Come against them in your prayers.  Put your armor on and be a warrior like you are destined to be.  Pray for the refuge of abiding in Father.
The prayer again that summarizes the message of Psalm 64:
Dear God:
Protect me from the enemy.
Hide and keep me safe from their evil plans.
Shoot them with arrows.
Suddenly wound them.
Make them stumble.
May their own tongues work against them.
Make a spectacle of them for all to see.
So that everyone will fear you.
And talk about what you have done.
And understood that you did it.
We rejoice in you, put our trust in you, and we will continually praise you.

In God, Upon God

My salvation and glory depend on God, my strong rock.
My refuge is in God.

-Psalm 62:7  
Photo: Pixabay

What does your life depend on and what are you famous for?  And what is your beginning and end, your source and your sustenance, that wraps around you and sustains your life?

What is your glory?  What is glorified in your life?  When you stand up, what do people see?
Do you reflect God, honoring him, or is your life filled with dishonor?  When you stand up, do people see a reflection of God or do they just see you?

We all have a testimony.  I have my story of God saving me.  God has glorified himself through my life.

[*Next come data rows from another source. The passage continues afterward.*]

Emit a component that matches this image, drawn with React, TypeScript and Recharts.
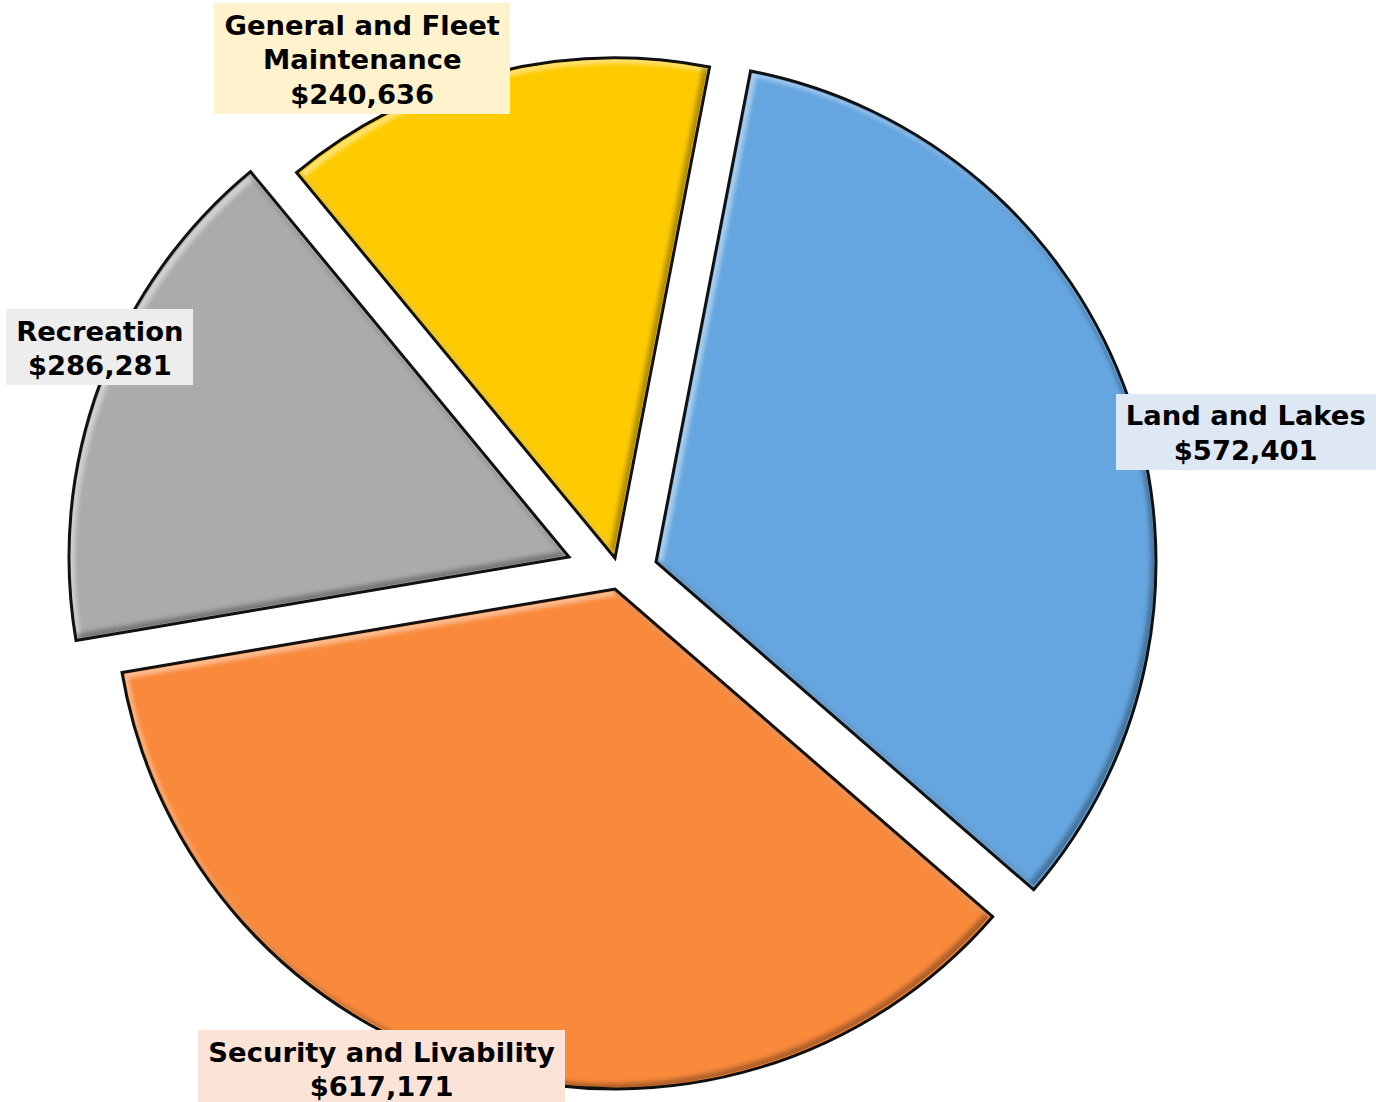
import React from "react";
import { PieChart, Pie, Cell } from "recharts";

// ---------- data ----------
const categories = [
  "Land and Lakes",
  "Security and Livability",
  "Recreation",
  "General and Fleet Maintenance",
];
const amounts = [572401, 617171, 286281, 240636];

// ---------- styles ----------
const sliceColors = ["#65A6E0", "#F9893B", "#ABABAB", "#FECB00"];
const labelFills = ["#DEE8F4", "#FBE4D7", "#EDEDED", "#FFF2CC"];

const WIDTH = 1376;
const HEIGHT = 1102;
const CX = 615;
const CY = 565;
const RADIUS = 500;
const START = 79.1;
const WRAP_CHARS = 23;
// per-slice explosion shift (px)
const EXPLODE = [
  { dx: 41, dy: -3 },
  { dx: 0, dy: 24 },
  { dx: -46, dy: -8 },
  { dx: 0, dy: -7 },
];
// label placement: distance as multiple of radius, angular nudge (deg, clockwise)
const LABEL_PLACE = [
  { k: 1.208, nudge: 6.6 },
  { k: 1.066, nudge: 10.3 },
  { k: 1.028, nudge: 3.7 },
  { k: 1.12, nudge: -12.5 },
];

const data = categories.map((name, i) => ({ name, value: amounts[i] }));

const fmt = (v: number) => "$" + v.toLocaleString("en-US");

const wrap = (s: string) => {
  const words = s.split(" ");
  const lines: string[] = [];
  let cur = "";
  for (const w of words) {
    const t = cur ? cur + " " + w : w;
    if (t.length > WRAP_CHARS && cur) {
      lines.push(cur);
      cur = w;
    } else cur = t;
  }
  if (cur) lines.push(cur);
  return lines;
};

const makeLabel = (k: number) => (props: any) => {
  if (props.index !== k) return null;
  const { cx, cy, midAngle, outerRadius } = props;
  const p = LABEL_PLACE[k];
  const ang = ((midAngle - p.nudge) * Math.PI) / 180;
  const d = outerRadius * p.k;
  const x = cx + d * Math.cos(ang);
  const y = cy - d * Math.sin(ang);
  const name: string = props.name ?? data[k].name;
  const value: number = props.value ?? data[k].value;
  const lines = [...wrap(name), fmt(value)];
  return (
    <foreignObject
      key={"lbl" + k}
      x={x - 300}
      y={y - 100}
      width={600}
      height={200}
      style={{ overflow: "visible" }}
    >
      <div
        style={{
          width: 600,
          height: 200,
          display: "flex",
          alignItems: "center",
          justifyContent: "center",
        }}
      >
        <div
          style={{
            background: labelFills[k],
            padding: "5.5px 10px 1.5px 10px",
            fontFamily: "'DejaVu Sans', Verdana, sans-serif",
            fontWeight: 700,
            fontSize: 27.4,
            lineHeight: "34.5px",
            color: "#000",
            textAlign: "center",
            whiteSpace: "nowrap",
          }}
        >
          {lines.map((l, i) => (
            <div key={i}>{l}</div>
          ))}
        </div>
      </div>
    </foreignObject>
  );
};

export default function App() {
  return (
    <div style={{ position: "relative", width: WIDTH, height: HEIGHT, background: "#fff" }}>
      <style>{`
        body { margin: 0; }
        .bevel-pie .recharts-sector { filter: url(#bevel); }
      `}</style>
      <svg width={0} height={0} style={{ position: "absolute" }}>
        <defs>
          <filter id="bevel" x="-5%" y="-5%" width="110%" height="110%" colorInterpolationFilters="sRGB">
            <feMorphology in="SourceAlpha" operator="erode" radius="2.5" result="inner" />
            <feGaussianBlur in="inner" stdDeviation="2" result="blur" />
            <feOffset in="blur" dx="4" dy="4" result="offD" />
            <feComposite in="inner" in2="offD" operator="out" result="hiMask" />
            <feFlood floodColor="#ffffff" floodOpacity="0.45" result="white" />
            <feComposite in="white" in2="hiMask" operator="in" result="hi" />
            <feOffset in="blur" dx="-4" dy="-4" result="offU" />
            <feComposite in="inner" in2="offU" operator="out" result="shMask" />
            <feFlood floodColor="#000000" floodOpacity="0.3" result="black" />
            <feComposite in="black" in2="shMask" operator="in" result="sh" />
            <feMerge>
              <feMergeNode in="SourceGraphic" />
              <feMergeNode in="hi" />
              <feMergeNode in="sh" />
            </feMerge>
          </filter>
        </defs>
      </svg>
      <PieChart width={WIDTH} height={HEIGHT} margin={{ top: 0, right: 0, bottom: 0, left: 0 }}>
        {data.map((_, k) => (
          <Pie
            key={k}
            data={data}
            dataKey="value"
            nameKey="name"
            cx={CX + EXPLODE[k].dx}
            cy={CY + EXPLODE[k].dy}
            innerRadius={0}
            outerRadius={RADIUS}
            startAngle={START}
            endAngle={START - 360}
            isAnimationActive={false}
            label={makeLabel(k)}
            labelLine={false}
            className="bevel-pie"
            stroke="none"
          >
            {data.map((__, i) => (
              <Cell
                key={i}
                fill={i === k ? sliceColors[i] : "none"}
                stroke={i === k ? "#111" : "none"}
                strokeWidth={i === k ? 3 : 0}
              />
            ))}
          </Pie>
        ))}
      </PieChart>
    </div>
  );
}
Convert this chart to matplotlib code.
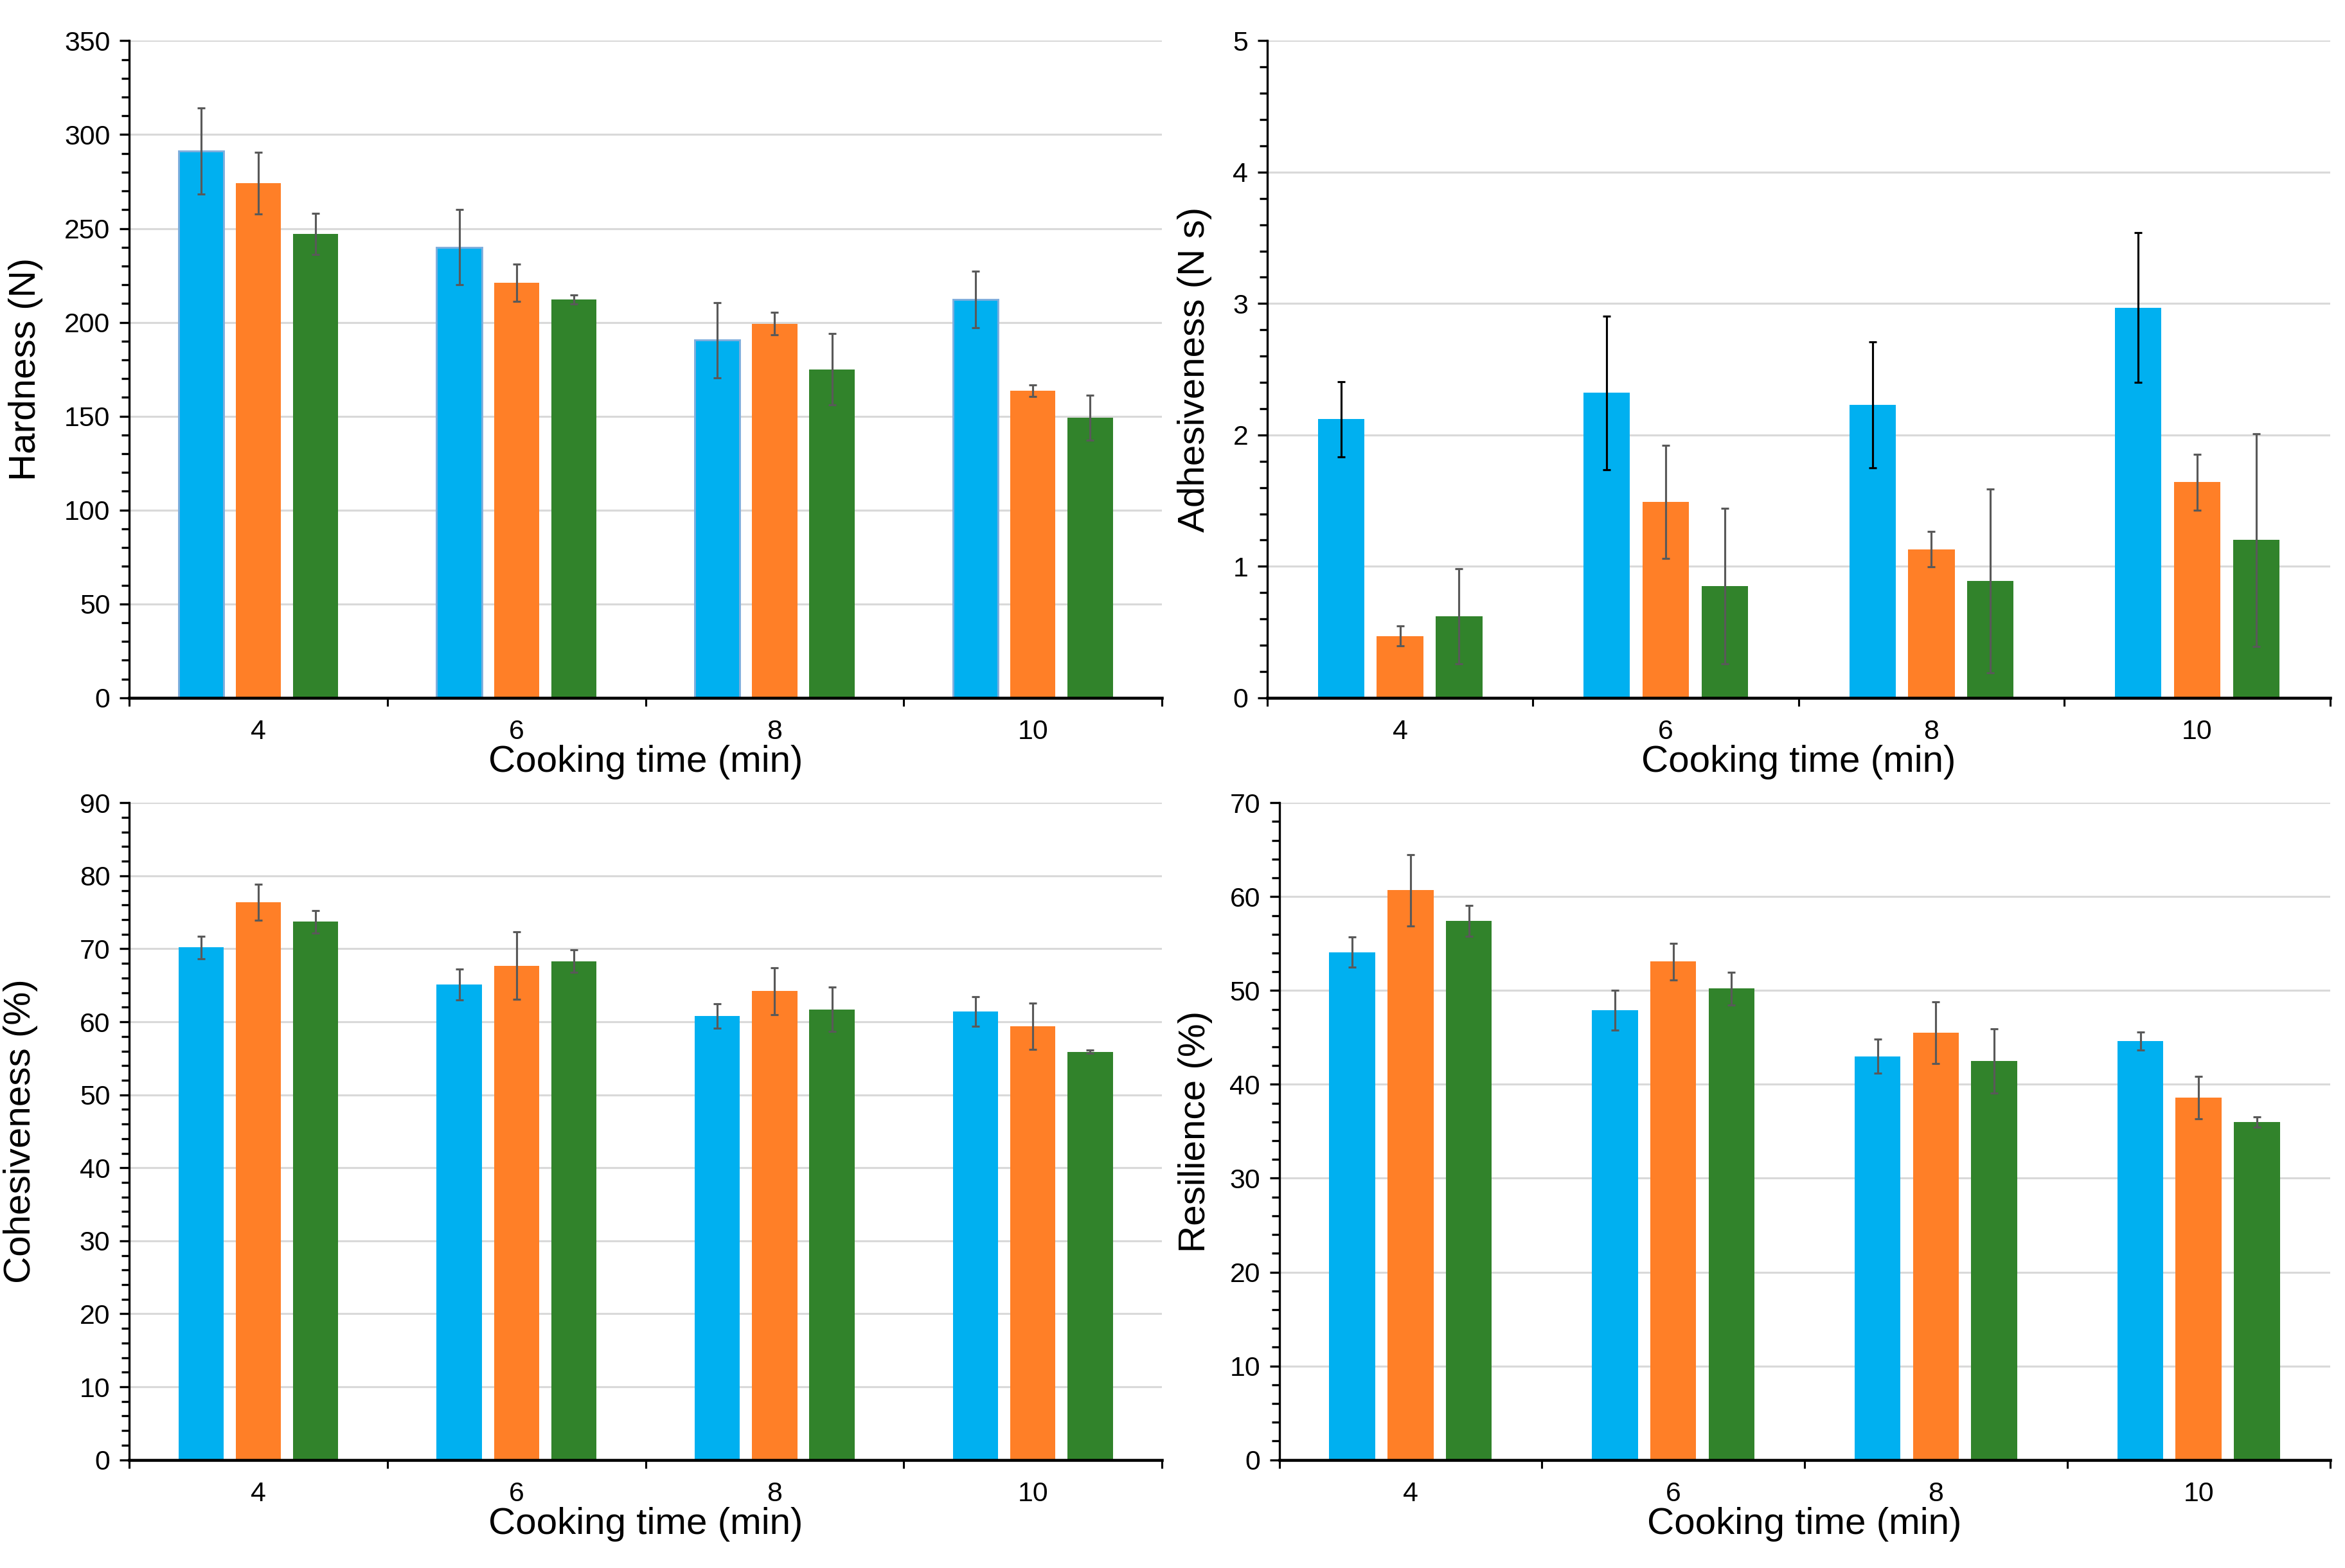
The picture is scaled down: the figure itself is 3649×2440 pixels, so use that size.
import matplotlib
matplotlib.use("Agg")
import matplotlib.pyplot as plt
import numpy as np
from matplotlib.ticker import MultipleLocator

plt.rcParams['font.family'] = ['Liberation Sans', 'DejaVu Sans']

cooking_time = ["4", "6", "8", "10"]

# Hardness (N)
hard_blue = [291.3, 240.0, 190.5, 212.2]
hard_blue_err = [23, 20, 20, 15]
hard_orange = [274.2, 221.0, 199.3, 163.5]
hard_orange_err = [16.5, 10, 6, 3]
hard_green = [247.2, 212.2, 175.0, 149.3]
hard_green_err = [11, 2.5, 19, 12]

# Adhesiveness (N s)
adh_blue = [2.12, 2.32, 2.23, 2.97]
adh_blue_err = [0.285, 0.585, 0.48, 0.57]
adh_orange = [0.47, 1.49, 1.13, 1.64]
adh_orange_err = [0.075, 0.43, 0.135, 0.215]
adh_green = [0.62, 0.85, 0.89, 1.20]
adh_green_err = [0.36, 0.59, 0.70, 0.81]

# Cohesiveness (%)
coh_blue = [70.2, 65.1, 60.8, 61.4]
coh_blue_err = [1.55, 2.1, 1.65, 2.0]
coh_orange = [76.4, 67.7, 64.2, 59.4]
coh_orange_err = [2.45, 4.65, 3.2, 3.2]
coh_green = [73.7, 68.3, 61.7, 55.9]
coh_green_err = [1.55, 1.55, 3.05, 0.2]

# Resilience (%)
res_blue = [54.1, 47.9, 43.0, 44.6]
res_blue_err = [1.6, 2.15, 1.8, 0.95]
res_orange = [60.7, 53.1, 45.5, 38.6]
res_orange_err = [3.8, 1.95, 3.3, 2.25]
res_green = [57.4, 50.2, 42.5, 36.0]
res_green_err = [1.65, 1.75, 3.4, 0.55]

c_blue = '#00B0F0'
c_orange = '#FF7F27'
c_green = '#31832B'
err_col = '#595959'

fig = plt.figure(figsize=(3649/300, 2440/300), dpi=300)

# [left, bottom, width, height], ymax, major, minor, ylabel, label x
panels = [
    ([0.0551, 0.555, 0.4404, 0.419], 350, 50, 10, "Hardness (N)", -0.100,
     (hard_blue, hard_blue_err), (hard_orange, hard_orange_err), (hard_green, hard_green_err)),
    ([0.5404, 0.555, 0.4532, 0.419], 5, 1, 0.2, "Adhesiveness (N s)", -0.068,
     (adh_blue, adh_blue_err), (adh_orange, adh_orange_err), (adh_green, adh_green_err)),
    ([0.0551, 0.069, 0.4404, 0.419], 90, 10, 2, "Cohesiveness (%)", -0.105,
     (coh_blue, coh_blue_err), (coh_orange, coh_orange_err), (coh_green, coh_green_err)),
    ([0.5455, 0.069, 0.4481, 0.419], 70, 10, 2, "Resilience (%)", -0.080,
     (res_blue, res_blue_err), (res_orange, res_orange_err), (res_green, res_green_err)),
]

x = np.arange(len(cooking_time)) + 0.5
w = 0.175
off = 0.222

for i, (rect, ymax, major, minor, ylab, labx, sb, so, sg) in enumerate(panels):
    ax = fig.add_axes(rect)
    blue_edge = '#7FAEDD' if i == 0 else 'none'
    blue_err = 'black' if i == 1 else err_col
    ax.bar(x - off, sb[0], w, color=c_blue, edgecolor=blue_edge, linewidth=0.7, zorder=2)
    ax.bar(x, so[0], w, color=c_orange, zorder=2)
    ax.bar(x + off, sg[0], w, color=c_green, zorder=2)
    for xs, (vals, errs), ec in [(x - off, sb, blue_err), (x, so, err_col), (x + off, sg, err_col)]:
        ax.errorbar(xs, vals, yerr=errs, fmt='none', ecolor=ec, elinewidth=0.75,
                    capsize=1.5, capthick=0.75, zorder=3)

    ax.set_xlim(0, 4)
    ax.set_ylim(0, ymax)
    ax.yaxis.set_major_locator(MultipleLocator(major))
    ax.yaxis.set_minor_locator(MultipleLocator(minor))
    ax.grid(axis='y', color='#D9D9D9', linewidth=0.75, zorder=0)
    ax.set_axisbelow(True)

    ax.set_xticks([0, 1, 2, 3, 4])
    ax.set_xticklabels([])
    ax.set_xticks(x, minor=True)
    ax.set_xticklabels(cooking_time, minor=True)
    ax.tick_params(axis='x', which='major', direction='out', length=3.2, width=0.75)
    ax.tick_params(axis='x', which='minor', length=0, pad=8, labelsize=10.3)
    ax.tick_params(axis='y', which='major', direction='out', length=3.6, width=0.8, labelsize=10.3)
    ax.tick_params(axis='y', which='minor', direction='out', length=2.8, width=0.8)

    for s in ['top', 'right']:
        ax.spines[s].set_visible(False)
    ax.spines['left'].set_linewidth(0.8)
    ax.spines['bottom'].set_linewidth(1.1)

    ax.set_xlabel("Cooking time (min)", fontsize=14, labelpad=0)
    ax.set_ylabel(ylab, fontsize=14, va='center')
    ax.yaxis.set_label_coords(labx, 0.5)

fig.savefig("out.png", dpi=300)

Salvation means deliverance.  We are saved from and delivered from sin and bondage.  We need more deliverance and more saving, as we live our lives and continue in our journey.
Whatever we are facing, we depend on God for saving and deliverance.
Whatever glory we are destined for, that also completely depends on God.  It is all in God.
Some people seek glory apart from God or give lip service to God, while not genuinely having God’s glory.  There can be a lot of God talk without God’s presence.
This verse and this song reminds me that my life is in God and I am completely dependent upon God:

I am at rest in God alone;
my salvation comes from Him.
He alone is my rock and my salvation,
my stronghold; I will never be shaken.

How long will you threaten a man?
Will all of you attack
as if he were a leaning wall
or a tottering stone fence?
They only plan to bring him down
from his high position.
They take pleasure in lying;
they bless with their mouths,
but they curse inwardly.  Selah

Rest in God alone, my soul,
for my hope comes from Him.
He alone is my rock and my salvation,
my stronghold; I will not be shaken.
My salvation and glory depend on God, my strong rock.
My refuge is in God.

Trust in Him at all times, you people;
pour out your hearts before Him.
God is our refuge.  Selah

Men are only a vapor;
exalted men, an illusion.
Weighed in the scales, they go up;
together they are less than a vapor.
Place no trust in oppression,
or false hope in robbery.
If wealth increases,
pay no attention to it.

God has spoken once;
I have heard this twice:
strength belongs to God,
and faithful love belongs to You, Lord.
For You repay each according to his works.

Are we resting in God’s salvation?  I see that as a key.  It is all in God and upon God, but I get to play, to participate.  I receive his works, and my glory is his glory in, through, and upon my life.

My soul continually rests in God, while salvation and deliverance come to me; sooner or later.  And God is glorified and I share his glory because I am his and it is his work in my life.  It all depends on God and God works it all out.

When I rest in God, knowing salvation and my reputation or the outcomes of and in my life depend on Him, I can partake of his love and enjoy him and be at peace, while exercising faith, on-the-ground.  On the battle field of life, on earth, there is love and resting in God.  This is a revelation, and an epiphany, a learned thing.

Do you get it?

Life is hard, there are hardships and difficulties, and even lost battles.  But there is joy, hope, and love always in and from God, in my relationship with faithful Father.  Though the battle rages, there is rest and there is communion with the Lord.

This is the way of the warrior who is a son or a daughter of God.  All of salvation is in and through God.  How will he make a way?  He will.  Rest in him and let him do it.

The rest is in the refuge of God.  He is my place of rest, my hiding place, my place of safety and immunity.  Out of that place, the place of rest in God is my life and my salvation.